Good luck and good fortune. ![]()
WW1 pony cross over?
They better not kill Hitler by mistake. (He was in the German army.)
That would mess everything up.
Quote is from 20000 Leauges Under the Sea
Also, this is quickly becoming one of my favorite fanfictions.
Wait? i was under the impression that ponies averaged about 3-4 feet tall. when did this change?
But yes. this is an amazing story. Another wonderfull chapter.
I had doubts when I read the prologue, but they have now been assuaged and I am hooked. The premise reminds me of the 1632 series, which isn't a bad thing at all... it'll certainly make for an interesting read.
Impressive...so this is just at the preface of the First World War? Nationalism rampant and such...hmm...when the other nations of the world find somewhere new to exploit there will be hell...
Pfft, heh I uh, I knew that, heh... (![]()
then proceeds to hit himself with a shoe over missing out the part where it says 1908)
But in all seriousness I meant as in relation to what happens to the sailors during the war.

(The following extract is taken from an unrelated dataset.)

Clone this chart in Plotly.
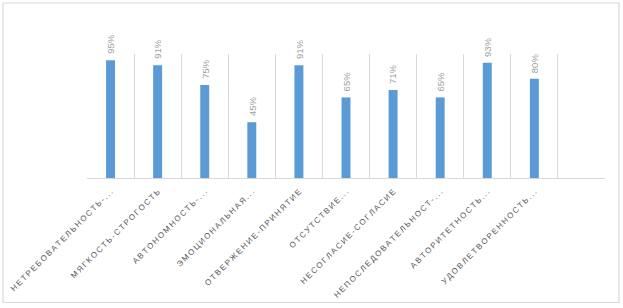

Also I personally prefer Clemenceau (They don't call him the Tiger for nothing).
This is a good concept. The ssentence structure doesn't flow well at times and the dialogue seems a little akward, but it has alot of potential.
>>341214 Thank you! ![]()
>>341738 For the purpose of this story I felt that it would be necessary to give them a height boost. Just to make it a little more fair. And thank you!
>>341830 Well I'm glad I could deliver! And yes it is a little bit like the 1632 series. With a little bit of The Great War series thrown in for added flavor.
>>341967 Yep, yep!
>>342272 Thank you.
Yeah I'm not the world's best writer but I try. If it wasn't for Microsoft word this would be a lot worse believe me. I might be looking around for a proof reader/editor soon, if I can't get the hang of this.
>>342099 You'll just have to wait and see! ![]()
>>341614 And we have a winner folks! Okay Raz you know the drill just shoot me the OC that you want me to put into the story. With as much detail as you can about the character and I'll make it happen! Remember the more detail the better the chance of your OC to remain in the story longer.